Dalam Kasus ini, anda atau pendapat orang secara umum sudah menganggap (berasumsi): Terdapat HUBUNGAN (Correlation) Positif antara Kendaraan yang dikendarai dengan Penghasilan Bulanan seseorang
(Semakin Bagus kendaraan seseorang Semakin Tinggi Penghasilan Seseorang)

Apakah kita bisa memastikan kesimpulan itu?? Jelas tidak! …karena jika memang mau diterima secara pasti keberadaan hubungan itu, maka harus dilakukan survey penghasilan dan jenis kendaraan.
Bisa sajaaa…teman saya ini penghasilannya lebih kecil dari saya tetapi dia dapat mobil dari kakak dia atau dari warisan orang tuanya, bisa saja teman saya ini biaya operasional kendaraannya yang bayar isterinya yang penghasilannya besar sedangkan saya meskipun penghasilannya sedikit lebih besar dari dia tetapi punya isteri nganggur jd harus bener2 ekonomis, dan berbagai kemungkinan lainnya…..


Menentukan Correlation 2 variable simply cukup dengan menggambar 2 sumbu: Sumbu X sebagai Variable 1, Sumbu Y sebagai variable ke-2…..selanjutnya titik Koordinat (X,Y) ditentukan antara titik temu Variable 1 dengan Variable 2 untuk tiap2 case/orang/respondent. Nah..sekarang bisa kita lihat pola sebaran Koordinatnya.

Dari kemungkinan pola sebaran koordinat 2 variable, terdapat 4 kemungkinan:

Kemungkinan ke-1: Korelasi nya Linier (garis lurus) Positif (miring ke kanan atau naik)

Kemungkinan ke-2: Korelasi nya Linier (garis lurus) Negatif (miring ke kekiri atau turun)

Kemungkinan ke-3: Korelasi nya Non-Linier (Kurva)

Kemungkinan ke-4: Tidak ada Korelasi (Tidak berpola)

Penjelasannya saya copy kan dari Richard Bowles di



Now let’s extend the comparison so that we are comparing several items, not just two. In this case, we won’t have to presume that there must be a correlation – we will be able to see whether there is one or not! Here is a table showing the results of two examinations set to students that I teach. I set them a maths exam and an English exam and record the scores that they get in both:

John Betty Sarah Peter Fiona Charlie Tim Gerry Martine Rachel
Maths score 72 65 80 36 50 21 79 64 44 55
English score 78 70 81 31 55 29 74 64 47 53

We take a piece of graph paper and draw two axes. The horizontal axis will represent the score on the English exam. The vertical axis will represent the score on the Maths exam. For each student, we then mark a small dot at the co-ordinates representing their two scores. Below, I have done this:

You can see that the points follow a fairly strong pattern. People who are good at maths tend to be good at English as well. The marks lie fairly close to an imaginary straight line that we can draw on the graph. In the diagram below, I have drawn in this straight line, and also included another point (in red) which I will explain later:

The fact that the points lie close to the straight line is called a strong correlation. The fact that this line points upwards to right – indicating that the English mark tends to increase as the maths mark increases – is called a positive correlation.

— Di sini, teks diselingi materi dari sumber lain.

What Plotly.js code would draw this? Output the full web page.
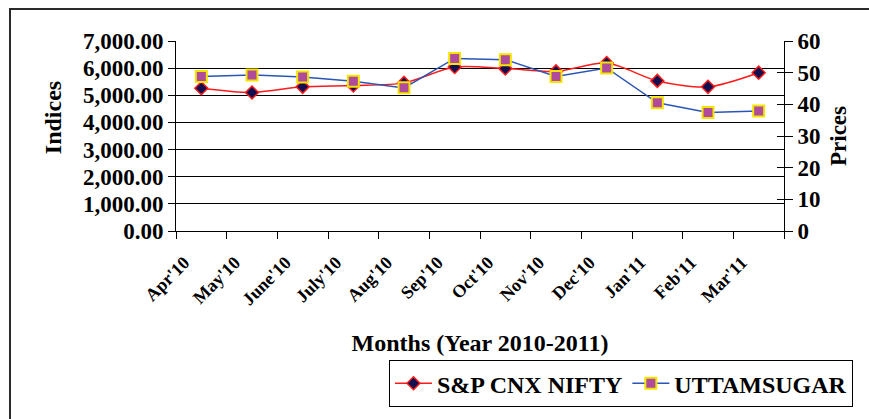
<!DOCTYPE html>
<html><head><meta charset="utf-8">
<script src="https://cdn.plot.ly/plotly-3.0.1.min.js"></script>
<style>
html,body{margin:0;padding:0;background:#fff;overflow:hidden;}
#frame{position:absolute;left:9px;top:8px;width:900px;height:500px;border:2px solid #2a2a2a;box-sizing:border-box;}
#chart{position:absolute;left:0;top:0;width:869px;height:419px;}
</style>
</head><body>
<div id="frame"></div>
<div id="chart"></div>
<script>
const months = ["Apr'10","May'10","June'10","July'10","Aug'10","Sep'10","Oct'10","Nov'10","Dec'10","Jan'11","Feb'11","Mar'11"];
const nifty = [5261, 5104, 5312, 5360, 5457, 6041, 5990, 5881, 6187, 5530, 5312, 5833];
const uttam = [48.8, 49.3, 48.6, 47.3, 45.2, 54.5, 54.1, 48.8, 51.5, 40.5, 37.4, 37.9];
const leftTicks = [0,1000,2000,3000,4000,5000,6000,7000];
const leftTickText = ["0.00","1,000.00","2,000.00","3,000.00","4,000.00","5,000.00","6,000.00","7,000.00"];
const rightTicks = [0,10,20,30,40,50,60];

const F = "Liberation Serif, Times New Roman, serif";
const traces = [
  {x: months, y: nifty, name: 'S&P CNX NIFTY', type: 'scatter', mode: 'lines+markers', yaxis: 'y',
   line: {color: '#ff1a1a', width: 1.5, shape: 'spline', smoothing: 0.8},
   marker: {symbol: 'diamond', size: 10, color: '#101050', line: {color: '#ff1a1a', width: 1.5}}},
  {x: months, y: uttam, name: 'UTTAMSUGAR', type: 'scatter', mode: 'lines+markers', yaxis: 'y2',
   line: {color: '#2a55b5', width: 1.5},
   marker: {symbol: 'square', size: 11, color: '#b04a9c', line: {color: '#f2e600', width: 2}}},
  {x: months, y: uttam, yaxis: 'y3', type: 'scatter', mode: 'none', showlegend: false, hoverinfo: 'skip'}
];
const layout = {
  width: 869, height: 419,
  margin: {l: 176, r: 85, t: 41, b: 186},
  paper_bgcolor: 'rgba(0,0,0,0)', plot_bgcolor: 'rgba(0,0,0,0)',
  font: {family: F, color: '#000'},
  showlegend: true,
  legend: {orientation: 'h', x: (389-176)/608, xanchor: 'left', y: -0.68, yanchor: 'top',
    bordercolor: '#000', borderwidth: 1, bgcolor: '#fff',
    font: {family: F, size: 24, color: '#000', weight: 'bold'}, tracegroupgap: 0, itemwidth: 37},
  xaxis: {type: 'category', tickson: 'boundaries', ticks: 'outside', ticklen: 7, tickcolor: '#000',
    showline: true, linecolor: '#000', linewidth: 1, showgrid: false, tickangle: -45,
    ticklabelshift: -17, ticklabelstandoff: 13,
    tickfont: {family: F, size: 18, weight: 'bold'}, range: [-0.5, 11.5],
    title: {text: 'Months (Year 2010-2011)', font: {family: F, size: 24, weight: 'bold'}, standoff: 25}},
  yaxis: {range: [0, 7000], tickvals: leftTicks, ticktext: leftTickText, ticks: 'outside', ticklen: 7,
    tickcolor: '#000', showline: true, linecolor: '#000', showgrid: true, gridcolor: '#000', gridwidth: 1,
    zeroline: false, tickfont: {family: F, size: 23, weight: 'bold'}},
  yaxis2: {range: [0, 60], tickvals: rightTicks, overlaying: 'y', side: 'right', ticks: 'outside', ticklen: 8,
    tickcolor: '#000', showline: true, linecolor: '#000', showgrid: false, zeroline: false,
    tickfont: {family: F, size: 23, weight: 'bold'}},
  yaxis3: {range: [0, 60], tickvals: rightTicks, overlaying: 'y', side: 'right', ticks: 'inside', ticklen: 7,
    tickcolor: '#000', showline: false, showgrid: false, zeroline: false, showticklabels: false},
  annotations: [
    {text: 'Indices', xref: 'paper', yref: 'paper', x: (53-176)/608, y: (233-119)/192, textangle: -90,
     showarrow: false, font: {family: F, size: 24, weight: 'bold'}, xanchor: 'center', yanchor: 'middle'},
    {text: 'Prices', xref: 'paper', yref: 'paper', x: (838-176)/608, y: (233-137)/192, textangle: -90,
     showarrow: false, font: {family: F, size: 23, weight: 'bold'}, xanchor: 'center', yanchor: 'middle'}
  ]
};
Plotly.newPlot('chart', traces, layout, {displayModeBar: false, staticPlot: true});
</script>
</body></html>
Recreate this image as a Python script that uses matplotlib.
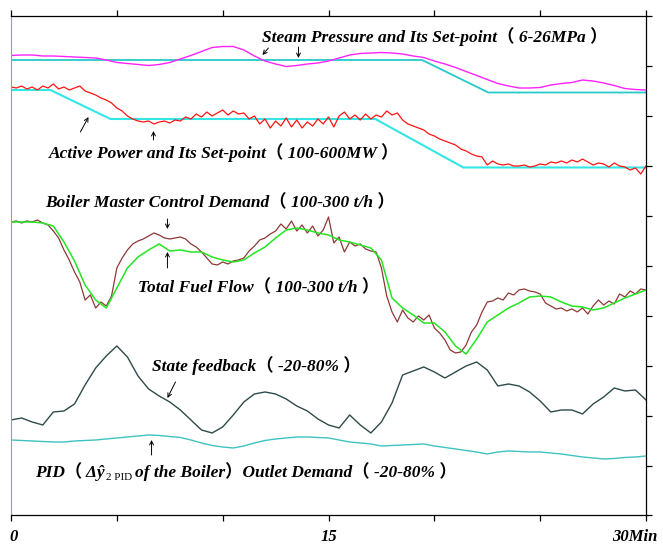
import numpy as np
import matplotlib
matplotlib.use("Agg")
import matplotlib.pyplot as plt
import matplotlib.transforms as mtransforms

plt.rcParams["font.family"] = ["Liberation Serif", "Noto Sans CJK SC"]

# time grids (min)
t_q = np.linspace(0, 30, 121)   # 0.25 min sampling, noisy traces
t_h = np.linspace(0, 30, 61)    # 0.5 min sampling

# traces, in % of the recorder chart height (0 = bottom, 100 = top)
steam_pressure = [
    91.3, 91.4, 91.4, 91.2, 91.2, 91.1, 91.0, 90.9, 90.8, 90.4,
    89.9, 89.7, 89.5, 89.3, 89.5, 89.9, 90.6, 91.3, 92.1, 92.9,
    93.1, 93.1, 92.4, 91.2, 90.2, 89.6, 89.1, 89.3, 89.6, 89.8,
    90.2, 90.8, 91.4, 91.7, 91.8, 91.9, 91.8, 91.6, 91.2, 90.9,
    90.2, 89.6, 88.9, 88.1, 87.3, 86.5, 85.7, 85.2, 84.8, 84.8,
    84.9, 85.4, 85.7, 85.9, 86.4, 86.2, 85.8, 85.3, 84.7, 84.5,
    84.4]
steam_sp_t = [0, 19.42, 22.55, 30]
steam_sp = [90.4, 90.4, 83.9, 83.9]

active_power = [
    85.0, 84.8, 85.2, 84.6, 85.0, 84.4, 85.2, 84.8,
    85.6, 84.6, 85.0, 84.4, 84.8, 85.2, 84.2, 83.8,
    83.4, 82.8, 82.4, 81.8, 80.8, 80.2, 79.2, 78.6,
    78.2, 78.0, 78.2, 77.6, 78.0, 78.2, 77.8, 78.4,
    78.2, 79.0, 78.6, 79.6, 79.0, 80.0, 79.2, 79.8,
    80.4, 79.4, 80.2, 79.6, 79.8, 78.6, 79.2, 77.6,
    78.6, 76.8, 78.2, 77.2, 78.8, 77.0, 78.4, 76.8,
    78.0, 77.2, 78.6, 77.6, 79.0, 77.0, 79.2, 80.0,
    78.6, 79.4, 78.4, 79.6, 78.6, 79.4, 79.0, 80.2,
    79.4, 79.8, 78.4, 77.6, 77.2, 76.8, 76.4, 75.6,
    75.2, 74.6, 74.2, 73.8, 73.4, 72.6, 72.2, 71.6,
    71.2, 71.0, 69.4, 70.2, 69.6, 69.4, 69.6, 69.2,
    69.2, 69.4, 69.0, 69.2, 69.6, 69.4, 70.0, 69.8,
    70.2, 69.8, 70.4, 70.0, 70.6, 70.0, 69.4, 69.8,
    69.6, 69.0, 69.8, 69.2, 69.0, 68.4, 68.8, 67.6,
    69.2]
power_sp_t = [0, 1.86, 4.70, 17.21, 21.37, 30]
power_sp = [84.4, 84.4, 78.6, 78.6, 68.9, 68.9]

boiler_demand = [
    58.0, 58.2, 57.8, 58.2, 58.0, 58.4, 57.8, 57.4,
    56.2, 54.8, 52.4, 50.4, 48.0, 46.0, 42.4, 43.4,
    40.8, 42.0, 41.2, 43.2, 48.8, 50.8, 52.4, 53.6,
    54.2, 54.6, 55.2, 55.8, 55.4, 54.8, 54.6, 54.8,
    55.0, 54.6, 53.6, 53.0, 52.0, 50.8, 49.6, 49.4,
    50.0, 49.6, 50.2, 50.4, 50.8, 52.2, 53.2, 54.4,
    54.8, 55.6, 56.2, 57.6, 56.6, 58.2, 56.2, 57.4,
    55.8, 57.2, 55.2, 56.4, 59.0, 53.8, 55.0, 52.0,
    54.0, 53.2, 53.6, 52.6, 52.2, 52.0, 48.8, 43.2,
    40.0, 38.0, 40.4, 38.8, 38.0, 39.2, 38.4, 39.4,
    36.8, 35.8, 34.4, 32.4, 31.8, 32.0, 33.4, 36.0,
    37.4, 40.0, 42.0, 42.2, 42.8, 42.4, 43.8, 43.4,
    44.4, 44.6, 44.2, 44.0, 43.6, 41.8, 41.2, 40.6,
    40.8, 40.2, 40.6, 40.0, 40.8, 39.6, 41.2, 42.4,
    41.4, 42.2, 41.6, 43.6, 43.0, 44.2, 43.6, 44.6,
    44.4]

fuel_flow = [
    58.0, 58.0, 58.0, 57.8, 57.2, 54.0, 50.2, 45.4, 42.4, 40.8,
    44.8, 48.8, 51.0, 52.4, 53.6, 52.2, 52.4, 52.0, 52.0, 51.0,
    50.4, 50.0, 50.4, 51.8, 53.0, 54.8, 56.4, 56.8, 56.4, 55.8,
    55.4, 54.4, 54.0, 53.4, 52.8, 50.4, 42.8, 40.8, 39.4, 37.8,
    37.8, 36.0, 33.2, 31.6, 34.6, 38.0, 39.4, 40.8, 41.8, 43.0,
    43.2, 43.0, 42.0, 41.2, 41.0, 40.4, 40.8, 41.8, 42.8, 43.6,
    44.4]

state_feedback = [
    18.4, 18.8, 18.0, 17.4, 20.0, 20.2, 21.6, 25.4, 28.8, 31.2,
    33.2, 31.0, 27.2, 24.6, 23.2, 22.0, 20.4, 18.4, 16.4, 15.8,
    17.0, 19.4, 22.0, 23.6, 24.0, 23.6, 22.6, 21.2, 20.2, 18.6,
    17.4, 16.8, 19.4, 17.4, 15.8, 18.0, 21.8, 27.4, 28.2, 29.0,
    28.0, 26.8, 28.0, 29.2, 30.0, 28.4, 25.2, 25.6, 25.2, 24.0,
    22.2, 20.0, 20.4, 20.4, 19.6, 21.6, 23.0, 24.8, 24.2, 24.4,
    22.4]

pid_demand = [
    14.4, 14.3, 14.2, 14.1, 14.0, 14.0, 14.2, 14.3, 14.4, 14.6,
    14.8, 15.0, 15.2, 15.4, 15.3, 15.1, 14.9, 14.4, 13.8, 13.3,
    13.0, 12.8, 13.2, 13.8, 14.3, 14.6, 14.8, 15.0, 15.0, 14.9,
    14.8, 14.4, 14.0, 13.8, 13.6, 13.2, 13.3, 13.4, 13.5, 13.6,
    13.2, 12.9, 12.6, 12.3, 12.0, 11.6, 12.0, 12.2, 12.1, 12.0,
    12.0, 11.8, 11.6, 11.3, 11.0, 10.8, 10.6, 10.7, 10.9, 11.0,
    11.2]

x_ticks = [0, 5, 10, 15, 20, 25, 30]

fig = plt.figure(figsize=(6.63, 5.46), dpi=100)
ax = fig.add_axes([0.0166, 0.0559, 0.9578, 0.9148])

ax.plot(steam_sp_t, steam_sp, color="#26CACA", lw=1.3)
ax.plot(t_h, steam_pressure, color="#FF22FF", lw=1.0)
ax.plot(power_sp_t, power_sp, color="#33E6E6", lw=1.5)
ax.plot(t_q, active_power, color="#FF1414", lw=0.9)
ax.plot(t_q, boiler_demand, color="#8E3838", lw=0.9)
ax.plot(t_h, fuel_flow, color="#22E622", lw=1.1)
ax.plot(t_h, state_feedback, color="#2E4A4A", lw=1.0)
ax.plot(t_h, pid_demand, color="#3EC2C2", lw=1.0)

ax.set_xlim(0, 30)
ax.set_ylim(-0.7, 99.2)

# frame: ticks on top, bottom and right, all pointing out
ax.set_xticks(x_ticks)
ax.set_xticklabels([])
ax.set_yticks(np.linspace(-0.7, 99.2, 11))
ax.tick_params(axis="x", which="both", top=True, bottom=True, direction="out",
               length=4.5, width=0.9, labelbottom=False)
ax.tick_params(axis="y", left=False, right=True, direction="out",
               length=4, width=0.9, labelleft=False, labelright=False)
for side in ["top", "bottom", "right"]:
    ax.spines[side].set_linewidth(0.9)
ax.spines["left"].set_color("#9a9ab4")

lbl = dict(fontsize=12, fontweight="bold", fontstyle="italic")
xt = mtransforms.blended_transform_factory(ax.transData, ax.transAxes)
ax.text(0.1, -0.043, "0", transform=xt, ha="center", va="center", **lbl)
ax.text(15, -0.043, "15", transform=xt, ha="center", va="center", **lbl)
ax.text(29.45, -0.043, "30Min", transform=xt, ha="center", va="center", **lbl)

fs = 12.5
note = dict(fontsize=fs, fontweight="bold", fontstyle="italic", ha="left", va="center")
ax.text(11.88, 95.0, "Steam Pressure and Its Set-point（ 6-26MPa ）", **note)
ax.text(1.77, 71.8, "Active Power and Its Set-point（ 100-600MW ）", **note)
ax.text(1.63, 61.8, "Boiler Master Control Demand（ 100-300 t/h ）", **note)
ax.text(6.02, 44.8, "Total Fuel Flow（ 100-300 t/h ）", **note)
ax.text(6.68, 29.2, "State feedback（ -20-80% ）", **note)

# PID label with a subscripted symbol, built from three pieces
p1 = ax.text(1.15, 7.0, "PID（ Δŷ", fontsize=fs, fontweight="bold",
             fontstyle="italic", ha="left", va="baseline")
p2 = ax.annotate("2 PID", xy=(1, 7.0), xycoords=(p1, "data"),
                 xytext=(0.5, -2.5), textcoords="offset points",
                 fontsize=8, ha="left", va="baseline")
ax.annotate("of the Boiler）Outlet Demand（ -20-80% ）", xy=(1, 7.0),
            xycoords=(p2, "data"), xytext=(2, 0), textcoords="offset points",
            fontsize=fs, fontweight="bold", fontstyle="italic",
            ha="left", va="baseline")

# small pointer arrows
arrows = [
    ((12.16, 92.8), (11.88, 91.4)),
    ((13.58, 93.0), (13.58, 90.8)),
    ((3.28, 76.0), (3.66, 79.0)),
    ((6.73, 74.4), (6.73, 76.2)),
    ((7.39, 58.6), (7.39, 56.6)),
    ((7.39, 48.8), (7.39, 52.0)),
    ((7.77, 26.0), (7.39, 22.8)),
    ((6.64, 11.4), (6.64, 14.4)),
]
for tail, tip in arrows:
    ax.annotate("", xy=tip, xytext=tail,
                arrowprops=dict(arrowstyle="->", lw=0.7, color="black",
                                mutation_scale=7, shrinkA=0, shrinkB=0))

fig.savefig("out.png", dpi=100)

Line of Best Fit (Regression Line)

The straight line that we draw through the points is called either the line of best fit or the regression line. It describes the relationship between the two variables (the quantities compared) mathematically. There is a standard way to draw this line to ensure that it fits as closely to the data points as possible. Later on, we will investigate exactly what that mathematical way is. For now, we only have to remember one thing:

The regression line goes through the point whose co-ordinates are the mean values of the variables

The arithmetic means are found by adding the relevant scores, and dividing by 10. This is because there are ten students in the table. We work out the arithmetic mean of the maths scores …

mean maths score = (72 + 65 + 80 + 36 + 50 + 21 + 79 + 64 + 44 + 55) / 10 = 56.6

… then we work out the arithmetic mean of the English scores …

mean English score = (78 + 70 + 81 + 31 + 55 + 29 + 74 + 64 + 47 + 53) / 10 = 58.2

and we can be sure that the line must go through the point (56.6, 58.2). This is the point marked in red on the graph above. You will notice that there are roughly the same number of data point lying above this line as there are below it.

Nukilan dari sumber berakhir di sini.